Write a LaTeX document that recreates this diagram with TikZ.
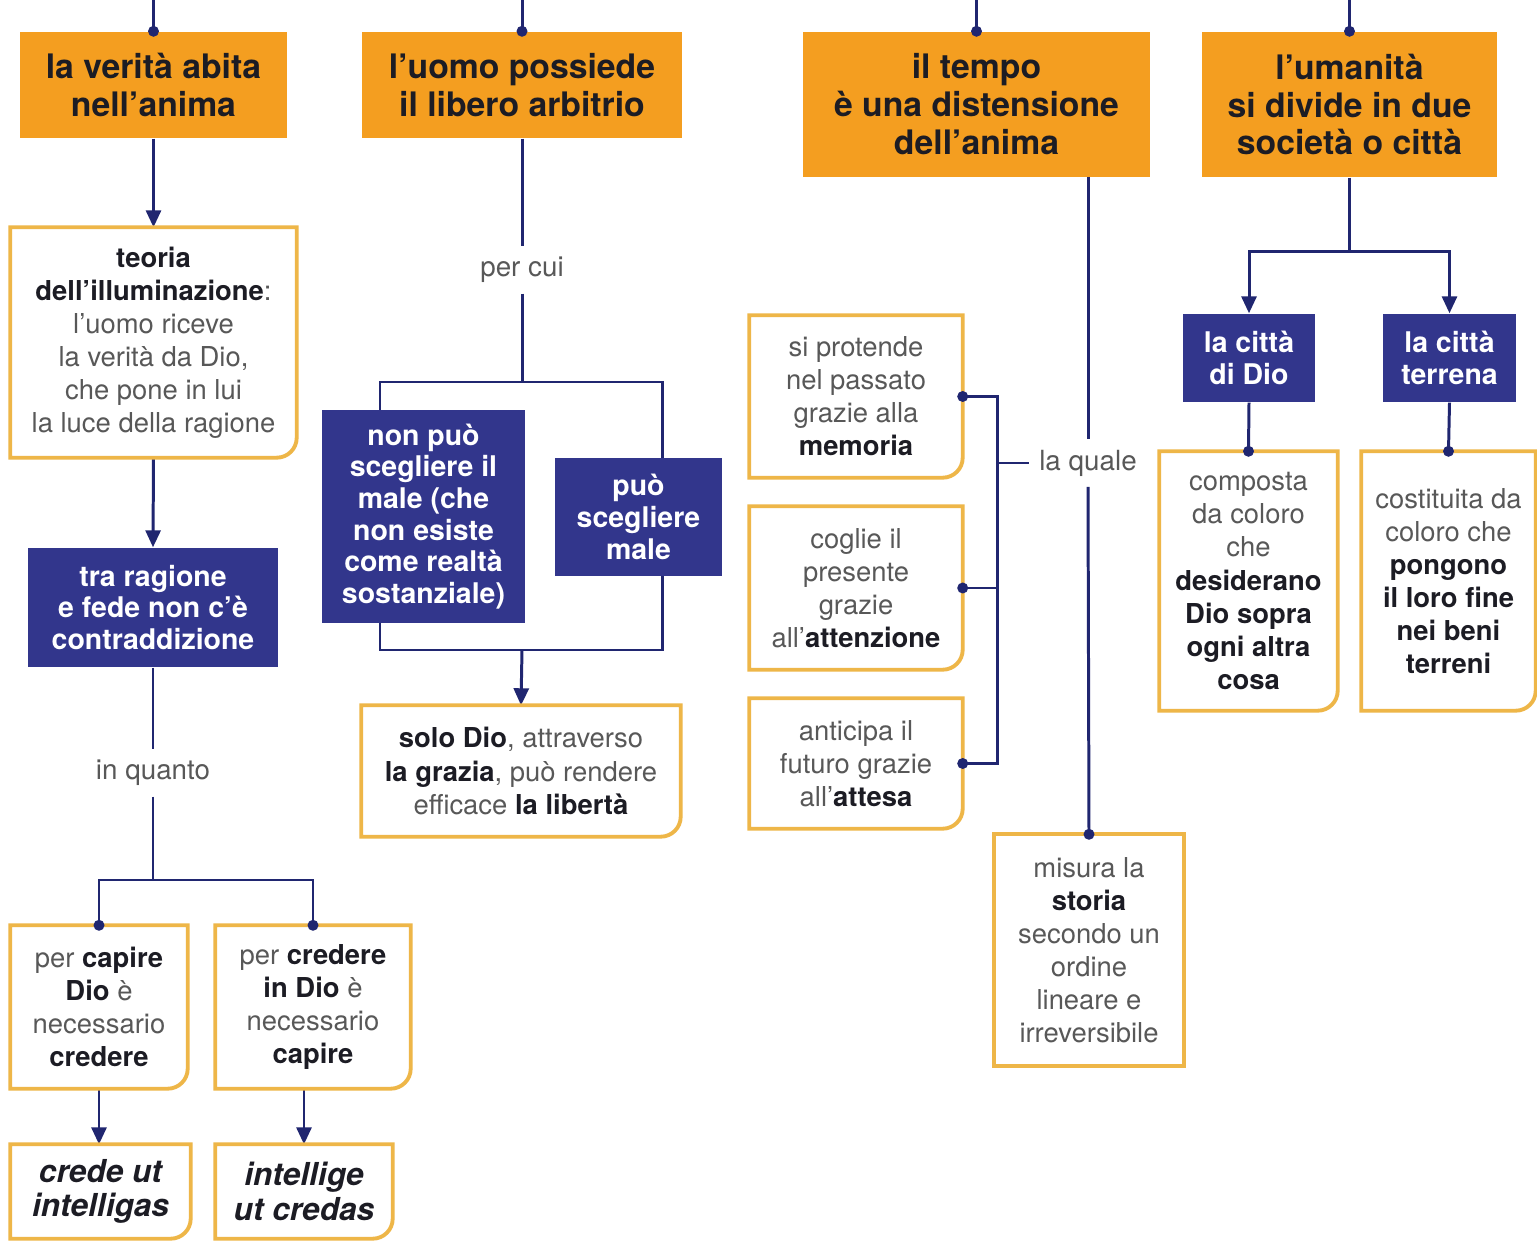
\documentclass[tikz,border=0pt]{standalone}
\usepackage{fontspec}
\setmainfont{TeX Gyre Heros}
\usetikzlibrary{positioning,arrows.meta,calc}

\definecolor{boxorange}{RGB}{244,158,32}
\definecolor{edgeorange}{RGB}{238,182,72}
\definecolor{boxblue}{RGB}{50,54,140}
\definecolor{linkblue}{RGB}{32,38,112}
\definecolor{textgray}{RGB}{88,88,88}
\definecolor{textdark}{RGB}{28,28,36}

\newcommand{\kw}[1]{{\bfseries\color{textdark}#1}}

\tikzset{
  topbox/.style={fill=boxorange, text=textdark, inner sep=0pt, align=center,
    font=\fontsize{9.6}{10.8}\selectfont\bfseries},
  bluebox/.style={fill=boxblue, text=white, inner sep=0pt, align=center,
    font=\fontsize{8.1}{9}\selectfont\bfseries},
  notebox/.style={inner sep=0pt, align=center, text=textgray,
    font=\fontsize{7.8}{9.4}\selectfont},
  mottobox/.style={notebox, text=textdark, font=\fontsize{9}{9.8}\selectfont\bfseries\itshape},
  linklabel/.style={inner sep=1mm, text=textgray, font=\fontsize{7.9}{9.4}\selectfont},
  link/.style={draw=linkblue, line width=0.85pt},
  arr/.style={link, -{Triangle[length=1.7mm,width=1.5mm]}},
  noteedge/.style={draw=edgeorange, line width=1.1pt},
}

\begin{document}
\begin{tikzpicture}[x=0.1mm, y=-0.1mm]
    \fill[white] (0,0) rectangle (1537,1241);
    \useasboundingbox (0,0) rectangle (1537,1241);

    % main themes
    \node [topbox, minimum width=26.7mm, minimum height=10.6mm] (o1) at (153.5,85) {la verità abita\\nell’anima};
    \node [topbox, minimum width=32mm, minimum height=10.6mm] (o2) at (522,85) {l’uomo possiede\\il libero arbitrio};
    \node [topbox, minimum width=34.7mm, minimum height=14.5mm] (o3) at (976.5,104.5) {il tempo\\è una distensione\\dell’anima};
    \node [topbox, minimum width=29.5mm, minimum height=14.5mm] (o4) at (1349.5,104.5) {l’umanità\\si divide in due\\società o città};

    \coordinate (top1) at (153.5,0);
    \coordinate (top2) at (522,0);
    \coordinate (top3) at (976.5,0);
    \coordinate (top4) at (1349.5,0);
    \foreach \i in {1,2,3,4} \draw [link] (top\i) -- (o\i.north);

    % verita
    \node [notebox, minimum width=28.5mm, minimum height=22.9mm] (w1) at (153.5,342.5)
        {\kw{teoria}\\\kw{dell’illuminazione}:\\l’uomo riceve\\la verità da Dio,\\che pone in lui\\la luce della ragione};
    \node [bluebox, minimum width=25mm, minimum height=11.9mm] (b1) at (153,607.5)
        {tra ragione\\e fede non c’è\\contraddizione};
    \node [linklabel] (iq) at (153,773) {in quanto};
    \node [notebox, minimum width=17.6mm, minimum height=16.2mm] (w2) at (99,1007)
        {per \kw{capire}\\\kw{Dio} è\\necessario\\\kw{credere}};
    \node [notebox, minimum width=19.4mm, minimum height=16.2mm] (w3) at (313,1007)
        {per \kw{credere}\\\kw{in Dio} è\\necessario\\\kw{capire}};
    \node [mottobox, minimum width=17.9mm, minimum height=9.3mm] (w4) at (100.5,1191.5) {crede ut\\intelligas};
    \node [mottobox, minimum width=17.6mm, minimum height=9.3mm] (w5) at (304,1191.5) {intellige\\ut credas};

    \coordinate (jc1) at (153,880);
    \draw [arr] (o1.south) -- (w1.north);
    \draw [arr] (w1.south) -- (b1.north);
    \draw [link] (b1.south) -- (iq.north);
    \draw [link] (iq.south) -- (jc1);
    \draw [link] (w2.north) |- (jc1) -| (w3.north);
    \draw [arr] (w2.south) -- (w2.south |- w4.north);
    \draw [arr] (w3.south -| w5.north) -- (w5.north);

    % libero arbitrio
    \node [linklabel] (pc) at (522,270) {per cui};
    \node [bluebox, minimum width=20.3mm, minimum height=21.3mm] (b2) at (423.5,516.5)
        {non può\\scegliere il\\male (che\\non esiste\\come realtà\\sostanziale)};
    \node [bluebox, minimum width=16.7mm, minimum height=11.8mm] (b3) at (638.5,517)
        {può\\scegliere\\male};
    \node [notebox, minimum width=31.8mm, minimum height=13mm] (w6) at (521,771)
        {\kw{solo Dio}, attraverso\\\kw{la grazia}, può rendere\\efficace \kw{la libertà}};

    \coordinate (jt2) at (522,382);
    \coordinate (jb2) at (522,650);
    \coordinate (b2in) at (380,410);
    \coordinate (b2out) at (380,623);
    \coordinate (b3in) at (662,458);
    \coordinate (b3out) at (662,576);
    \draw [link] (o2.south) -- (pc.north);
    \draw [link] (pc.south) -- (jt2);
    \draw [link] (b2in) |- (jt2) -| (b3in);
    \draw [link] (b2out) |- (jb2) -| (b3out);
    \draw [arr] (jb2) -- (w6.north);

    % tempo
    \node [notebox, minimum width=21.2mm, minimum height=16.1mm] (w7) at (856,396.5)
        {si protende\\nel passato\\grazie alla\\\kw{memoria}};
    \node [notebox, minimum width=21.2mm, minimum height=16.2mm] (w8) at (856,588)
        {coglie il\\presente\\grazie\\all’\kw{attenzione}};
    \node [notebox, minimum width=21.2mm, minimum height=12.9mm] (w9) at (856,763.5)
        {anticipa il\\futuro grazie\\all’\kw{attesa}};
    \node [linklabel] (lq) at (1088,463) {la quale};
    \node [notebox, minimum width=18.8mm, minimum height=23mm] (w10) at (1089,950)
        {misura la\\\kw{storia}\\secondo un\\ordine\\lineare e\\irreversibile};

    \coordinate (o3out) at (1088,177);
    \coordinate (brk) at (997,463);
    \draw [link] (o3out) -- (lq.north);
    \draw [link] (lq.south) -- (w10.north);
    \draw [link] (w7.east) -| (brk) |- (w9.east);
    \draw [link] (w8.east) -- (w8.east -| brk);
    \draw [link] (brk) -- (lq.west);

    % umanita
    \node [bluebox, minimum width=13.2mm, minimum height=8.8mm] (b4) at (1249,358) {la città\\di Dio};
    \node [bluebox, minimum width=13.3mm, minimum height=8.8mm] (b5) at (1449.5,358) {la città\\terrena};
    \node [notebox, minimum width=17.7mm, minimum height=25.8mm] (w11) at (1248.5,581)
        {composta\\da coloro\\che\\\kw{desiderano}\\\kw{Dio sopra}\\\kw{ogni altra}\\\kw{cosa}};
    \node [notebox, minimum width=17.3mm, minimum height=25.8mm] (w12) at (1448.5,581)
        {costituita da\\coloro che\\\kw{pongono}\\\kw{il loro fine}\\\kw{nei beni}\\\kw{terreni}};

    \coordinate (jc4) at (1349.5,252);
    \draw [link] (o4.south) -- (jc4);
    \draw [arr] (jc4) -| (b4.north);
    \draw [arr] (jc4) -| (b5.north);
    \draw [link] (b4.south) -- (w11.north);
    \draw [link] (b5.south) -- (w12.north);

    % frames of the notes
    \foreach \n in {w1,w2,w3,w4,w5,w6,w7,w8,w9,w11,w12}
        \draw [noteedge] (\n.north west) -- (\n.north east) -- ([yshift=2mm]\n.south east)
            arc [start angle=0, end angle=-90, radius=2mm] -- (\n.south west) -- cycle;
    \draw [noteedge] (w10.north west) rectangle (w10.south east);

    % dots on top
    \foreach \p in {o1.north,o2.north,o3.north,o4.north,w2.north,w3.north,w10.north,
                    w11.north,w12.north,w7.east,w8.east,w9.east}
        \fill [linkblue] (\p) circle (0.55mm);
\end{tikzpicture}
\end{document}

▶ _WHAT THE TASK ASKS_
Leave the images out, please, and restate each line word for word.

▶ _ANSWER TO THE TASK_
Write a LaTeX document that recreates this diagram with TikZ.
\documentclass[tikz,border=0pt]{standalone}
\usepackage{fontspec}
\setmainfont{TeX Gyre Heros}
\usetikzlibrary{positioning,arrows.meta,calc}

\definecolor{boxorange}{RGB}{244,158,32}
\definecolor{edgeorange}{RGB}{238,182,72}
\definecolor{boxblue}{RGB}{50,54,140}
\definecolor{linkblue}{RGB}{32,38,112}
\definecolor{textgray}{RGB}{88,88,88}
\definecolor{textdark}{RGB}{28,28,36}

\newcommand{\kw}[1]{{\bfseries\color{textdark}#1}}

\tikzset{
  topbox/.style={fill=boxorange, text=textdark, inner sep=0pt, align=center,
    font=\fontsize{9.6}{10.8}\selectfont\bfseries},
  bluebox/.style={fill=boxblue, text=white, inner sep=0pt, align=center,
    font=\fontsize{8.1}{9}\selectfont\bfseries},
  notebox/.style={inner sep=0pt, align=center, text=textgray,
    font=\fontsize{7.8}{9.4}\selectfont},
  mottobox/.style={notebox, text=textdark, font=\fontsize{9}{9.8}\selectfont\bfseries\itshape},
  linklabel/.style={inner sep=1mm, text=textgray, font=\fontsize{7.9}{9.4}\selectfont},
  link/.style={draw=linkblue, line width=0.85pt},
  arr/.style={link, -{Triangle[length=1.7mm,width=1.5mm]}},
  noteedge/.style={draw=edgeorange, line width=1.1pt},
}

\begin{document}
\begin{tikzpicture}[x=0.1mm, y=-0.1mm]
    \fill[white] (0,0) rectangle (1537,1241);
    \useasboundingbox (0,0) rectangle (1537,1241);

    % main themes
    \node [topbox, minimum width=26.7mm, minimum height=10.6mm] (o1) at (153.5,85) {la verità abita\\nell’anima};
    \node [topbox, minimum width=32mm, minimum height=10.6mm] (o2) at (522,85) {l’uomo possiede\\il libero arbitrio};
    \node [topbox, minimum width=34.7mm, minimum height=14.5mm] (o3) at (976.5,104.5) {il tempo\\è una distensione\\dell’anima};
    \node [topbox, minimum width=29.5mm, minimum height=14.5mm] (o4) at (1349.5,104.5) {l’umanità\\si divide in due\\società o città};

    \coordinate (top1) at (153.5,0);
    \coordinate (top2) at (522,0);
    \coordinate (top3) at (976.5,0);
    \coordinate (top4) at (1349.5,0);
    \foreach \i in {1,2,3,4} \draw [link] (top\i) -- (o\i.north);

    % verita
    \node [notebox, minimum width=28.5mm, minimum height=22.9mm] (w1) at (153.5,342.5)
        {\kw{teoria}\\\kw{dell’illuminazione}:\\l’uomo riceve\\la verità da Dio,\\che pone in lui\\la luce della ragione};
    \node [bluebox, minimum width=25mm, minimum height=11.9mm] (b1) at (153,607.5)
        {tra ragione\\e fede non c’è\\contraddizione};
    \node [linklabel] (iq) at (153,773) {in quanto};
    \node [notebox, minimum width=17.6mm, minimum height=16.2mm] (w2) at (99,1007)
        {per \kw{capire}\\\kw{Dio} è\\necessario\\\kw{credere}};
    \node [notebox, minimum width=19.4mm, minimum height=16.2mm] (w3) at (313,1007)
        {per \kw{credere}\\\kw{in Dio} è\\necessario\\\kw{capire}};
    \node [mottobox, minimum width=17.9mm, minimum height=9.3mm] (w4) at (100.5,1191.5) {crede ut\\intelligas};
    \node [mottobox, minimum width=17.6mm, minimum height=9.3mm] (w5) at (304,1191.5) {intellige\\ut credas};

    \coordinate (jc1) at (153,880);
    \draw [arr] (o1.south) -- (w1.north);
    \draw [arr] (w1.south) -- (b1.north);
    \draw [link] (b1.south) -- (iq.north);
    \draw [link] (iq.south) -- (jc1);
    \draw [link] (w2.north) |- (jc1) -| (w3.north);
    \draw [arr] (w2.south) -- (w2.south |- w4.north);
    \draw [arr] (w3.south -| w5.north) -- (w5.north);

    % libero arbitrio
    \node [linklabel] (pc) at (522,270) {per cui};
    \node [bluebox, minimum width=20.3mm, minimum height=21.3mm] (b2) at (423.5,516.5)
        {non può\\scegliere il\\male (che\\non esiste\\come realtà\\sostanziale)};
    \node [bluebox, minimum width=16.7mm, minimum height=11.8mm] (b3) at (638.5,517)
        {può\\scegliere\\male};
    \node [notebox, minimum width=31.8mm, minimum height=13mm] (w6) at (521,771)
        {\kw{solo Dio}, attraverso\\\kw{la grazia}, può rendere\\efficace \kw{la libertà}};

    \coordinate (jt2) at (522,382);
    \coordinate (jb2) at (522,650);
    \coordinate (b2in) at (380,410);
    \coordinate (b2out) at (380,623);
    \coordinate (b3in) at (662,458);
    \coordinate (b3out) at (662,576);
    \draw [link] (o2.south) -- (pc.north);
    \draw [link] (pc.south) -- (jt2);
    \draw [link] (b2in) |- (jt2) -| (b3in);
    \draw [link] (b2out) |- (jb2) -| (b3out);
    \draw [arr] (jb2) -- (w6.north);

    % tempo
    \node [notebox, minimum width=21.2mm, minimum height=16.1mm] (w7) at (856,396.5)
        {si protende\\nel passato\\grazie alla\\\kw{memoria}};
    \node [notebox, minimum width=21.2mm, minimum height=16.2mm] (w8) at (856,588)
        {coglie il\\presente\\grazie\\all’\kw{attenzione}};
    \node [notebox, minimum width=21.2mm, minimum height=12.9mm] (w9) at (856,763.5)
        {anticipa il\\futuro grazie\\all’\kw{attesa}};
    \node [linklabel] (lq) at (1088,463) {la quale};
    \node [notebox, minimum width=18.8mm, minimum height=23mm] (w10) at (1089,950)
        {misura la\\\kw{storia}\\secondo un\\ordine\\lineare e\\irreversibile};

    \coordinate (o3out) at (1088,177);
    \coordinate (brk) at (997,463);
    \draw [link] (o3out) -- (lq.north);
    \draw [link] (lq.south) -- (w10.north);
    \draw [link] (w7.east) -| (brk) |- (w9.east);
    \draw [link] (w8.east) -- (w8.east -| brk);
    \draw [link] (brk) -- (lq.west);

    % umanita
    \node [bluebox, minimum width=13.2mm, minimum height=8.8mm] (b4) at (1249,358) {la città\\di Dio};
    \node [bluebox, minimum width=13.3mm, minimum height=8.8mm] (b5) at (1449.5,358) {la città\\terrena};
    \node [notebox, minimum width=17.7mm, minimum height=25.8mm] (w11) at (1248.5,581)
        {composta\\da coloro\\che\\\kw{desiderano}\\\kw{Dio sopra}\\\kw{ogni altra}\\\kw{cosa}};
    \node [notebox, minimum width=17.3mm, minimum height=25.8mm] (w12) at (1448.5,581)
        {costituita da\\coloro che\\\kw{pongono}\\\kw{il loro fine}\\\kw{nei beni}\\\kw{terreni}};

    \coordinate (jc4) at (1349.5,252);
    \draw [link] (o4.south) -- (jc4);
    \draw [arr] (jc4) -| (b4.north);
    \draw [arr] (jc4) -| (b5.north);
    \draw [link] (b4.south) -- (w11.north);
    \draw [link] (b5.south) -- (w12.north);

    % frames of the notes
    \foreach \n in {w1,w2,w3,w4,w5,w6,w7,w8,w9,w11,w12}
        \draw [noteedge] (\n.north west) -- (\n.north east) -- ([yshift=2mm]\n.south east)
            arc [start angle=0, end angle=-90, radius=2mm] -- (\n.south west) -- cycle;
    \draw [noteedge] (w10.north west) rectangle (w10.south east);

    % dots on top
    \foreach \p in {o1.north,o2.north,o3.north,o4.north,w2.north,w3.north,w10.north,
                    w11.north,w12.north,w7.east,w8.east,w9.east}
        \fill [linkblue] (\p) circle (0.55mm);
\end{tikzpicture}
\end{document}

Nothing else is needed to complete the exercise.